The following substitution command will only run on the last line. Note the following:

• We don't need to escape the capturing group parentheses (\( and \)) because we call sed with the -E flag which turns on the Extended Regular Expression syntax.
• We pass the flag m to the substitute command, which makes the regex work in multiline mode. In our case, this provides the following characteristics:
  • The dot (.) no longer matches newline characters (\n). This is useful in our case because we want to be explicit about the number of lines we match.
  • It enables the special \' character (a sed-only feature), which matches the end of the buffer. We need this to anchor our regex to the end of the file.
• Also note the \n? after pattern. Because sed reads lines without the trailing new line, this is a way to match a "pattern" that might be either the last line or a line in the middle of the file.

Answer 3

I would harness GNU AWK for this task following way, let file.txt content be

aaa
bbb
ccc
pattern
eee
fff
ggg
pattern
hhh

then

awk '{arr[NR]=$0}/pattern/{ln=NR}END{for(i=1;i<=NR;i+=1){if(i+2!=ln&&i+1!=ln){print arr[i]}}}' file.txt

gives output

aaa
bbb
ccc
pattern
eee
pattern
hhh

Explanation: I store lines of file.txt in array arr with keys being their numbers, if pattern found I set ln variable to line of number. After all lines are stores I iterate over arr print lines whose numbers are not ln less 1 and ln less 2.

(tested in GNU Awk 5.1.0)

Answer 4

This might work for you (GNU sed):

sed -En ':a
         N
         /(.*(pattern))\n?(.*\2)/{h;s//\1/p;x;s//\3/}
         ${s/([^\n]*\n){2}(pattern)/\2/;p}
         ba' file

Gather up the lines of the file.

If the collection contains two occurrences of the pattern, print upto and including the first pattern, then reduce the current collection by the same amount (minus an introduced leading newline).

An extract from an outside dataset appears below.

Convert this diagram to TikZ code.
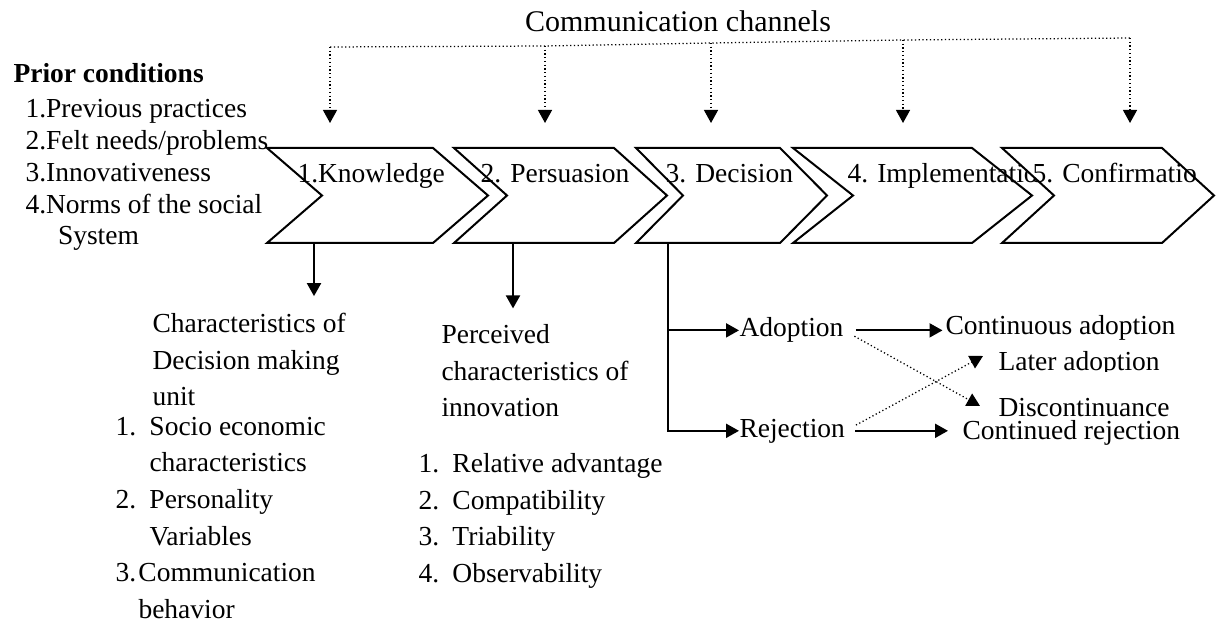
\documentclass[tikz,border=0pt]{standalone}
\usepackage{fontspec}
\setmainfont{Liberation Serif}
\usetikzlibrary{arrows.meta}

\begin{document}
\begin{tikzpicture}[x=0.4pt,y=-0.4pt,
    >={Triangle[width=5.6pt,length=5.2pt]},
    chev/.style={draw,fill=white,line width=0.8pt,line join=miter},
    txt/.style={inner sep=0pt,font=\fontsize{11}{12.7}\selectfont,align=left},
    lst/.style={txt,font=\fontsize{11}{14.6}\selectfont},
    arr/.style={->,line width=0.8pt},
    chan/.style={line width=0.5pt,densely dotted}]

    \useasboundingbox (0,0) rectangle (1217,624);

    % prior conditions (multi-line nodes sit on their last baseline)
    \node[txt,anchor=base west] (prior) at (13,83) {\bfseries Prior conditions};
    \node[txt,anchor=base west] (prilist) at (25,245)
        {1.Previous practices\\2.Felt needs/problems\\3.Innovativeness\\4.Norms of the social\\\hspace*{13pt}System};

    % the five stages
    \foreach \xl/\d/\xr/\nm/\tx/\cr/\lbl in
        {267/55/433/kno/297/1217/1.Knowledge,
         454/53/614/per/480/1217/2. Persuasion,
         636/47/780/dec/665/1217/3. Decision,
         793/60/972/imp/847/1217/4. Implementatio,
         1002/52/1162/con/1032/1197/5. Confirmatio}
    {
        \draw[chev] (\xl,148) -- (\xr,148) -- (\xr+\d,195.5) -- (\xr,243)
            -- (\xl,243) -- (\xl+\d,195.5) -- cycle;
        \begin{scope}
            \clip (\xl,140) rectangle (\cr,250);
            \node[txt,anchor=base west] (\nm) at (\tx,183) {\lbl};
        \end{scope}
    }

    % communication channels
    \node[txt,font=\fontsize{12}{14}\selectfont,anchor=base] (chan) at (678,32) {Communication channels};
    \foreach \i/\x/\y in {1/330/47,2/545/46,3/711/43,4/903/40,5/1130/38}
    {
        \coordinate (ch\i) at (\x,\y);
        \coordinate (in\i) at (\x,123);
        \draw[chan,->] (ch\i) -- (in\i);
    }
    \draw[chan] (ch1) -- (ch2) -- (ch3) -- (ch4) -- (ch5);

    % knowledge
    \node[lst,anchor=base west] (char) at (152,406) {Characteristics of\\Decision making\\unit};
    \node[lst,anchor=base west] (charlist) at (115,618)
        {\makebox[13.6pt][l]{1.}Socio economic\\\hspace*{13.6pt}characteristics\\
         \makebox[13.6pt][l]{2.}Personality\\\hspace*{13.6pt}Variables\\
         \makebox[9.2pt][l]{3.}Communication\\\hspace*{9.2pt}behavior};

    % persuasion
    \begin{scope}
        \clip (400,300) rectangle (700,419);
        \node[lst,anchor=base west] (perc) at (441,417) {Perceived\\characteristics of\\innovation};
    \end{scope}
    \node[lst,anchor=base west] (perclist) at (418,582)
        {\makebox[13.6pt][l]{1.}Relative advantage\\\makebox[13.6pt][l]{2.}Compatibility\\
         \makebox[13.6pt][l]{3.}Triability\\\makebox[13.6pt][l]{4.}Observability};

    % decision
    \node[txt,anchor=base west] (adopt) at (739,337) {Adoption};
    \node[txt,anchor=base west] (rej) at (739,437) {Rejection};
    \node[txt,anchor=base west] (contad) at (945,335) {Continuous adoption};
    \node[txt,anchor=base west] (contrej) at (962,440) {Continued rejection};
    \begin{scope}
        \clip (990,340) rectangle (1217,372);
        \node[txt,anchor=base west] (later) at (998,371) {Later adoption};
    \end{scope}
    \begin{scope}
        \clip (990,390) rectangle (1217,418);
        \node[txt,anchor=base west] (disc) at (998,417) {Discontinuance};
    \end{scope}
    \coordinate (later-in) at (983,356);
    \coordinate (disc-in) at (980,406);

    \coordinate (kno-s) at (314,243);
    \coordinate (per-s) at (513,243);
    \coordinate (dec-s) at (668,243);

    \draw[arr,shorten >=6.8pt] (kno-s) -- (kno-s |- char.north);
    \draw[arr,shorten >=6.4pt] (per-s) -- (per-s |- perc.north);
    \draw[arr] (dec-s) |- (adopt.west);
    \draw[arr] (dec-s) |- (rej.west);
    \draw[arr,shorten <=4.8pt,shorten >=1pt] (adopt.east) -- (contad.west |- adopt.east);
    \draw[arr,shorten <=4pt,shorten >=5.6pt] (rej.east) -- (contrej.west |- rej.east);
    \draw[chan,->,shorten <=4.8pt] (adopt.east) -- (disc-in);
    \draw[chan,->,shorten <=4.8pt] (rej.east) -- (later-in);

\end{tikzpicture}
\end{document}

At the end of the file, match on pattern again, this time removing the two lines before it and print the result.

Alternative:

sed -zE 's/(.*)(\n[^\n]*){2}(\npattern)/\1\3/' file

Answer 5

tac + sed

tac infile | sed -n '
    p
    /pattern/ {
        n
        n
    :a
        n
        p
        ba
    }
' | tac >tmpfile &&
mv tmpfile infile

sed + shell

(
    n=$(sed -n '/pattern/=' infile | tail -n 1)
    sed -i "$((n-2)),$((n-1))d" infile
)

Answer 6

Using GNU sed

$ sed -Ezi.bak 's/(.*\n)([^\n]*\n){2}(pattern)/\1\3/' input_file
aaa
bbb
ccc
pattern
eee
pattern
hhh

Answer 7

Using any awk with tac and only reading 1 line at a time into memory:

$ tac file | awk '!(c && c--); !f && /pattern/{f=c=2}' | tac
aaa
bbb
ccc
pattern
eee
pattern
hhh

Most of the other posted solutions are reading the whole input into memory and so will fail if the input is too large to fit in memory.

Answer 8

We can avoid using temporary files (e.g. via tac) or loading the file into RAM, or editing in-place, if we make two passes over it:

$ awk 'NR == FNR && /pattern/ { pos = NR }
       NR == FNR { next }
       FNR < pos - 2 || FNR >= pos' data data
aaa
bbb
ccc
pattern
eee
pattern
hhh

Here, I'm giving the data file twice as an argument on awk's command line. The condition NR == FNR is an idiom in awk which evaluates to true when we are processing the first file (thus, in our case, the first pass over the same file).

In the first pass, we record the line number of the last line which matches pattern, simply by recording the position of line which matches pattern into the same pos variable.

In the second pass through the data, we print all lines which are not one of the two lines before pos.